Beauty Night’s founder and organizer Caroline MacGillivray hopes the Twestival fundraising goal of $8,000 will go toward operating 50 more Life Makeover programs in the city, extending a safe, nurturing space for women to relax, socialize and indulge in treatments like haircuts and massage.
Many of the more than the 11,000 women the charity has served in its 10 years access the Life Makeover program on a regular basis, returning again and again, says MacGillivray.
“They stop being invisible, if that makes sense, because we treat them with dignity and respect,” she says.
“We don’t believe that anybody should ever feel invisible, that they should always be treated with dignity and respect, no matter what their socioeconomic [status] is.”

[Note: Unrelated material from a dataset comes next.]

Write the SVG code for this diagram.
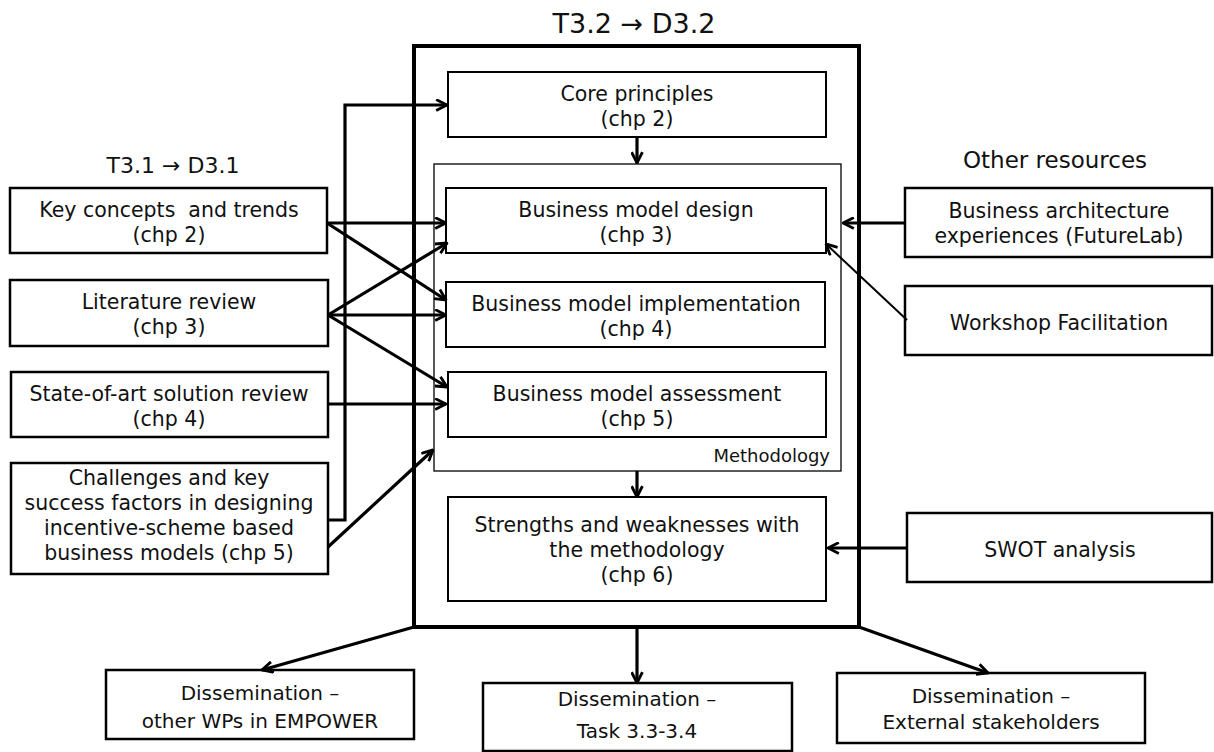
<svg xmlns="http://www.w3.org/2000/svg" width="1214" height="752" viewBox="0 0 1214 752">
<style>
text{font-family:"DejaVu Sans","Liberation Sans",sans-serif;font-size:20.5px;fill:#111;text-anchor:middle}
.t{font-size:20px}
.box{fill:#fff;stroke:#000;stroke-width:2.5}
.ibox{fill:#fff;stroke:#000;stroke-width:2}
.c{fill:none;stroke:#000;stroke-width:3.2}
.thin{stroke-width:2}
</style>
<defs>
<marker id="ah" viewBox="0 0 12 12" refX="11" refY="6" markerWidth="13" markerHeight="13" markerUnits="userSpaceOnUse" orient="auto">
<path d="M1,1 L11,6 L1,11" fill="none" stroke="#000" stroke-width="2.6"/>
</marker>
</defs>
<rect width="1214" height="752" fill="#fff"/>

<g id="t32">
<rect x="414" y="46" width="445" height="581" fill="#fff" stroke="#000" stroke-width="4"/>
<text x="634" y="33" style="font-size:27px">T3.2 → D3.2</text>
</g>
<g id="methodology">
<rect x="434" y="164" width="407" height="307" fill="#fff" stroke="#000" stroke-width="1.3"/>
<text x="830" y="462" style="font-size:18px;text-anchor:end">Methodology</text>
</g>
<g id="core"><rect class="ibox" x="448" y="72" width="378" height="65"/><text x="637" y="101">Core principles</text><text x="637" y="126">(chp 2)</text></g>
<g id="design"><rect class="ibox" x="446" y="188" width="380" height="65"/><text x="636" y="217">Business model design</text><text x="636" y="242">(chp 3)</text></g>
<g id="impl"><rect class="ibox" x="446" y="282" width="379" height="65"/><text x="636" y="311">Business model implementation</text><text x="636" y="336">(chp 4)</text></g>
<g id="assess"><rect class="ibox" x="448" y="372" width="378" height="65"/><text x="637" y="401">Business model assessment</text><text x="637" y="426">(chp 5)</text></g>
<g id="strengths"><rect class="ibox" x="448" y="497" width="378" height="104"/><text x="637" y="532">Strengths and weaknesses with</text><text x="637" y="557">the methodology</text><text x="637" y="582">(chp 6)</text></g>

<g id="t31label"><text x="173" y="173" style="font-size:22px">T3.1 → D3.1</text></g>
<g id="key"><rect class="box" x="10" y="188" width="317" height="65"/><text x="169" y="217" xml:space="preserve">Key concepts  and trends</text><text x="169" y="242">(chp 2)</text></g>
<g id="lit"><rect class="box" x="10" y="280" width="318" height="66"/><text x="169" y="309">Literature review</text><text x="169" y="334">(chp 3)</text></g>
<g id="state"><rect class="box" x="11" y="372" width="317" height="65"/><text x="169" y="401">State-of-art solution review</text><text x="169" y="426">(chp 4)</text></g>
<g id="chall"><rect class="box" x="11" y="463" width="317" height="111"/><text x="169" y="485">Challenges and key</text><text x="169" y="510">success factors in designing</text><text x="169" y="535">incentive-scheme based</text><text x="169" y="560">business models (chp 5)</text></g>

<g id="otherlabel"><text x="1055" y="168" style="font-size:23px">Other resources</text></g>
<g id="arch"><rect class="box" x="905" y="188" width="307" height="69"/><text x="1059" y="218">Business architecture</text><text x="1059" y="243">experiences (FutureLab)</text></g>
<g id="workshop"><rect class="box" x="905" y="286" width="307" height="69"/><text x="1059" y="330">Workshop Facilitation</text></g>
<g id="swot"><rect class="box" x="907" y="513" width="305" height="69"/><text x="1060" y="557">SWOT analysis</text></g>

<g id="dis1"><rect class="box" x="106" y="670" width="308" height="69"/><text class="t" x="260" y="700">Dissemination –</text><text class="t" x="260" y="728">other WPs in EMPOWER</text></g>
<g id="dis2"><rect class="box" x="483" y="683" width="309" height="68"/><text class="t" x="637" y="706">Dissemination –</text><text class="t" x="637" y="738">Task 3.3-3.4</text></g>
<g id="dis3"><rect class="box" x="837" y="673" width="308" height="70"/><text class="t" x="991" y="703">Dissemination –</text><text class="t" x="991" y="729">External stakeholders</text></g>

<g id="connectors">
<polyline class="c" points="328,520 345,520 345,105 447,105" marker-end="url(#ah)"/>
<line class="c" x1="327" y1="223" x2="446" y2="223" marker-end="url(#ah)"/>
<line class="c" x1="327" y1="223" x2="446" y2="300" marker-end="url(#ah)"/>
<line class="c" x1="328" y1="315" x2="447" y2="243" marker-end="url(#ah)"/>
<line class="c" x1="328" y1="315" x2="446" y2="315" marker-end="url(#ah)"/>
<line class="c" x1="328" y1="315" x2="447" y2="387" marker-end="url(#ah)"/>
<line class="c" x1="328" y1="404" x2="446" y2="404" marker-end="url(#ah)"/>
<line class="c" x1="328" y1="547" x2="433" y2="450" marker-end="url(#ah)"/>
<line class="c" x1="905" y1="223" x2="843" y2="223" marker-end="url(#ah)"/>
<line class="c thin" x1="907" y1="320" x2="826" y2="244" marker-end="url(#ah)"/>
<line class="c" x1="907" y1="548" x2="828" y2="548" marker-end="url(#ah)"/>
<line class="c" x1="637" y1="137" x2="637" y2="163" marker-end="url(#ah)"/>
<line class="c" x1="637" y1="471" x2="637" y2="497" marker-end="url(#ah)"/>
<line class="c" x1="414" y1="627" x2="262" y2="670" marker-end="url(#ah)"/>
<line class="c" x1="637" y1="627" x2="637" y2="683" marker-end="url(#ah)"/>
<line class="c" x1="859" y1="627" x2="988" y2="673" marker-end="url(#ah)"/>
</g>
</svg>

In addition to raising money and awareness for Beauty Night, Twestival attendees can look forward to refreshments from Vancouver mobile restaurant (think street cart) Roaming Dragon and Fair Trade coffee roasters Ethical Bean—two local companies who “get” social media—as well as an appearance by our own tweeting mayor, Gregor Robertson, raffle prizes, a silent auction and finally meeting some old friends face to face.
“I have actually seen people tweet that it’s the first time that they’ve met some of their Twitter friends in person and now they’re really good friends with this person, in person—and not just on Twitter—because they went to Twestival,” says Bollwitt.
And, of course, people will be tweeting all about it.
“We’ll put (Twitter) up on the big screen and the program will just have a live stream of all the live Tweets that are coming through that are using #yvrtwestival,” says Bollwitt.
“And actually people do gather in front of the screen to see their tweet come up.”